As much as the book is about divorce, it’s also about Jewishness; all the main characters are overtly, specifically Jewish. Brodesser-Akner says this is another debt to Roth. “The gift he gave to American Jews was airing our dirty laundry in public. We were so interested in keeping our secrets and our true selves inside our homes and assimilating on the outside,” she says. “The most shocking thing he did was not write about sex but to write about Jews and their own ambivalence about what it meant to be Jewish in America. When he finally put that on the table and he wrote about it the same way Hawthorne wrote about being a pilgrim, we were finally made into real Americans. People resented Roth for that, but I’m grateful he did it.”

She trusts readers “to not need to relate to the story in order to like it”adding that “it’s a very Jewish question” to ask if people will understand.

“I have engaged with the world on its terms my whole life, the world assumes Christianity, the world assumes Christmas, the world assumes a barely-there relationship with religion. It felt very good for the assumption inside my book to be Jewish.”

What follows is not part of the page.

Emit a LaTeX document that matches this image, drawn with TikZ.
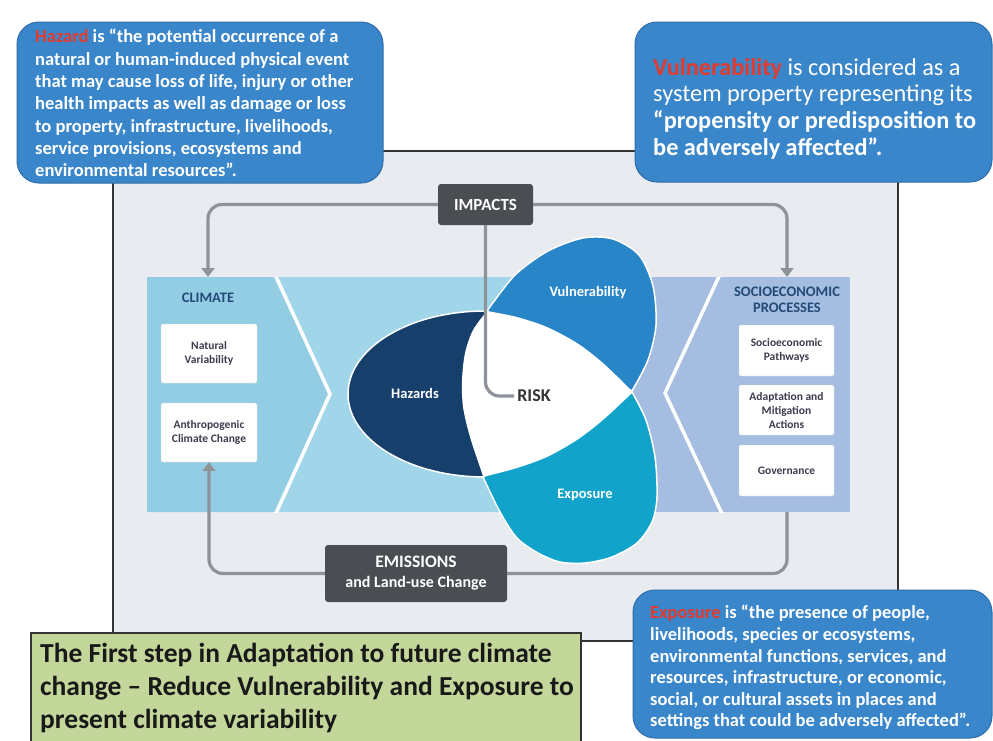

That said, the characters’ Jewishness is not necessarily a facsimile of her own. Brodesser-Akner was raised strictly Orthodox, and after her husband converted, he wanted to live an observant life. Toby’s “incidental Jewishness” is in fact a religiousness she has always desired for herself. “All I ever wanted was to be like a regular American Jew who went to synagogue on some holidays, but I was in a very religious house for most of my life, and then I married a man who was really into it. It’s a funny phrase to use but it’s always been a cross to bear, so it was a pleasure to write about people who did not have a profound relationship with the religion.”

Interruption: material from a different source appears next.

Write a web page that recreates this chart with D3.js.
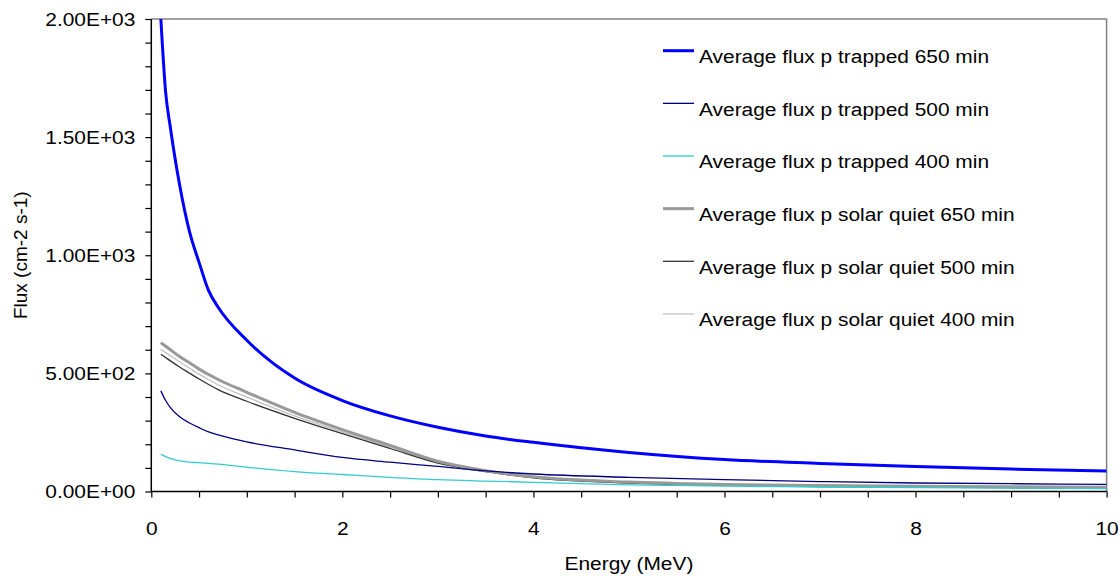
<!DOCTYPE html>
<html>
<head>
<meta charset="utf-8">
<script src="https://cdn.jsdelivr.net/npm/d3@7"></script>
<style>
  html, body { margin: 0; padding: 0; background: #fff; }
  svg text { font-family: "Liberation Sans", Arial, sans-serif; fill: #000; }
</style>
</head>
<body>
<svg id="chart" width="1120" height="576"></svg>
<script>
// ---------- data ----------
const energy = [0.1, 0.15, 0.2, 0.3, 0.4, 0.5, 0.6, 0.7, 1.0, 1.5, 2.0, 2.5, 3.0, 3.5, 4.0, 5.0, 6.0, 7.0, 8.0, 9.0, 10.0];

const trapped650 = [2000, 1690, 1540, 1290, 1100, 970, 850, 780, 640, 480, 385, 320, 272, 235, 208, 165, 135, 119, 106, 95, 87];
const trapped500 = [426, 385, 355, 315, 290, 270, 252, 240, 210, 176, 144, 124, 106, 87, 74, 60, 50, 42, 36, 33, 30];
const trapped400 = [157, 148, 140, 130, 124, 122, 119, 116, 103, 84, 72, 60, 50, 44, 39, 28, 23, 19, 17, 14, 12];
const solarQuiet650 = [630, 615, 600, 570, 545, 518, 495, 474, 420, 335, 262, 195, 128, 88, 62, 40, 30, 25, 22, 20, 18];
const solarQuiet500 = [581, 567, 553, 526, 501, 476, 453, 431, 382, 310, 245, 182, 120, 84, 58, 36, 26, 21, 18, 16, 14];
const solarQuiet400 = [602, 588, 575, 548, 522, 497, 474, 452, 400, 320, 252, 188, 124, 86, 60, 38, 28, 23, 20, 18, 16];

const seriesNames = [
  "Average flux p trapped 650 min",
  "Average flux p trapped 500 min",
  "Average flux p trapped 400 min",
  "Average flux p solar quiet 650 min",
  "Average flux p solar quiet 500 min",
  "Average flux p solar quiet 400 min"
];
const seriesValues = [trapped650, trapped500, trapped400, solarQuiet650, solarQuiet500, solarQuiet400];

const yTickValues = [0, 500, 1000, 1500, 2000];
const yTickLabels = ["0.00E+00", "5.00E+02", "1.00E+03", "1.50E+03", "2.00E+03"];
const yMinorTicks = [0, 100, 200, 300, 400, 500, 600, 700, 800, 900, 1000, 1100, 1200, 1300, 1400, 1500, 1600, 1700, 1800, 1900, 2000];
const xTickValues = [0, 2, 4, 6, 8, 10];
const xTickLabels = ["0", "2", "4", "6", "8", "10"];
const xMinorTicks = [0, 0.5, 1, 1.5, 2, 2.5, 3, 3.5, 4, 4.5, 5, 5.5, 6, 6.5, 7, 7.5, 8, 8.5, 9, 9.5, 10];

const xTitle = "Energy (MeV)";
const yTitle = "Flux (cm-2 s-1)";

// ---------- styles ----------
const styles = [
  { color: "#0000FF", width: 3 },
  { color: "#000080", width: 1.3 },
  { color: "#33CCCC", width: 1.3 },
  { color: "#999999", width: 3 },
  { color: "#333333", width: 1.3 },
  { color: "#C0C0C0", width: 1.3 }
];
const FONT = 19;
const STRETCH = 1.1;

// ---------- layout ----------
const svg = d3.select("#chart");
const pLeft = 151.3, pRight = 1106.6, pTop = 19, pBottom = 491.5;

const x = d3.scaleLinear().domain([0, 10]).range([pLeft, pRight]);
const y = d3.scaleLinear().domain([0, 2000]).range([pBottom, pTop]);

svg.append("defs").append("clipPath").attr("id", "plotclip")
  .append("rect").attr("x", pLeft).attr("y", pTop).attr("width", pRight - pLeft).attr("height", pBottom - pTop);

// frame (top + right, gray)
svg.append("line").attr("x1", pLeft).attr("x2", pRight).attr("y1", pTop).attr("y2", pTop)
  .attr("stroke", "#808080").attr("stroke-width", 1.5);
svg.append("line").attr("x1", pRight).attr("x2", pRight).attr("y1", pTop).attr("y2", pBottom)
  .attr("stroke", "#808080").attr("stroke-width", 1.5);

// series
const lineGen = d3.line().x(d => x(d[0])).y(d => y(d[1])).curve(d3.curveMonotoneX);
const plot = svg.append("g").attr("clip-path", "url(#plotclip)");
for (let i = seriesValues.length - 1; i >= 0; i--) {
  const pts = energy.map((e, k) => [e, seriesValues[i][k]]);
  plot.append("path").datum(pts)
    .attr("d", lineGen)
    .attr("fill", "none")
    .attr("stroke", styles[i].color)
    .attr("stroke-width", styles[i].width)
    .attr("stroke-linejoin", "round");
}

// axes
const yAxis = d3.axisLeft(y)
  .tickValues(yMinorTicks)
  .tickSize(6)
  .tickPadding(8.5)
  .tickFormat(v => { const i = yTickValues.indexOf(v); return i >= 0 ? yTickLabels[i] : ""; });
const gy = svg.append("g").attr("transform", `translate(${pLeft},0)`).call(yAxis);
gy.select(".domain").attr("stroke", "#000").attr("stroke-width", 1.5).attr("d", `M0,${pBottom}V${pTop}`);
gy.selectAll(".tick line").attr("stroke", "#000").attr("stroke-width", 1.2);
gy.selectAll(".tick text").attr("font-size", FONT).attr("font-family", "Liberation Sans, Arial, sans-serif")
  .attr("transform", `scale(${STRETCH},1)`);

const xAxis = d3.axisBottom(x)
  .tickValues(xMinorTicks)
  .tickSize(6)
  .tickPadding(24)
  .tickFormat(v => { const i = xTickValues.indexOf(v); return i >= 0 ? xTickLabels[i] : ""; });
const gx = svg.append("g").attr("transform", `translate(0,${pBottom})`).call(xAxis);
gx.select(".domain").attr("stroke", "#000").attr("stroke-width", 1.5).attr("d", `M${pLeft},0H${pRight}`);
gx.selectAll(".tick line").attr("stroke", "#000").attr("stroke-width", 1.2);
gx.selectAll(".tick text").attr("font-size", FONT).attr("font-family", "Liberation Sans, Arial, sans-serif")
  .attr("transform", `scale(${STRETCH},1)`);

// axis titles
svg.append("text")
  .attr("transform", `translate(${(pLeft + pRight) / 2},570) scale(${STRETCH},1)`)
  .attr("text-anchor", "middle").attr("font-size", FONT).text(xTitle);
svg.append("text")
  .attr("transform", `translate(27,${(pTop + pBottom) / 2}) rotate(-90)`)
  .attr("text-anchor", "middle").attr("font-size", FONT).text(yTitle);

// legend
const legY0 = 50.7, legStep = 52.65, legX1 = 663, legX2 = 694, legTx = 699;
seriesNames.forEach((name, i) => {
  const ly = legY0 + i * legStep;
  svg.append("line").attr("x1", legX1).attr("x2", legX2).attr("y1", ly).attr("y2", ly)
    .attr("stroke", styles[i].color).attr("stroke-width", styles[i].width);
  svg.append("text")
    .attr("transform", `translate(${legTx},${ly + 12.4}) scale(${STRETCH},1)`)
    .attr("font-size", FONT).text(name);
});
</script>
</body>
</html>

Today, she keeps a kosher home but eats anything outside; observes Pesach to the max but breaks it four hours early. “I have these little rebellions,” she says.

Brodesser-Akner’s dissection of the Fleishman marriage, along with sub-plots involving Libby and Toby’s daughter Hannah, develop into a suggestion that women still exist in a man’s world. Regretfully, she says this is her current conclusion. When we speak, she has just published a lengthy feature on sexual harassment and discrimination at a prominent US retail business. “I don’t have any proof that things have changed enough for me to be able to say it’s not a man’s world,” she says. “There are certain women who are allowed at the table, I believe I am one of them, and I can be very good at what I do, but I am not a man, and I think men are still most valued because I think men are the ones making the decisions about what is valuable.”

As an interviewer, she suggests the women she speaks to are inevitably renegades, just by virtue of having got to the table — “whereas a man can be interviewed just for a nice piece of art. You get a fuller range of the male experience in the world, because the only women we interview are the women who have lived through a struggle”.

Despite her no-holds barred approach — she wrote of Paltrow that the perception of her is “she’s a privileged, white rich lady who is into some wackadoo stuff” — she remains an in-demand interviewer. “People act like we’re vultures but a profile is the ultimate voluntary thing, you sat with a journalist you hung out with me, we did this together,” she says. She never pulls punches, she says, because if someone hates a piece it’s never for the reasons she’d expect.

It was a dream fulfilled to sit down with Paltrow. “I had been wanting to interview her my entire adult life. She just did not disappoint. She was very smart and thoughtful and she was vulnerable with me in a way that I did not expect after what the press had put her through.”

As a journalist, it’s nerve-wracking becoming the subject. “There’s a part of me that any time someone’s writing a profile of me wants to tell them how I would write a profile of them,” she laughs. But she knows speaking to the press is part of the deal as an author, even though she claims “these were just the piddling thoughts of somebody one summer who had a question about whether marriage is a really viable institution if it keeps failing us, and how women are supposed to survive if the rules keep changing on us”.

Weighty questions, and not ones Roth ever asked.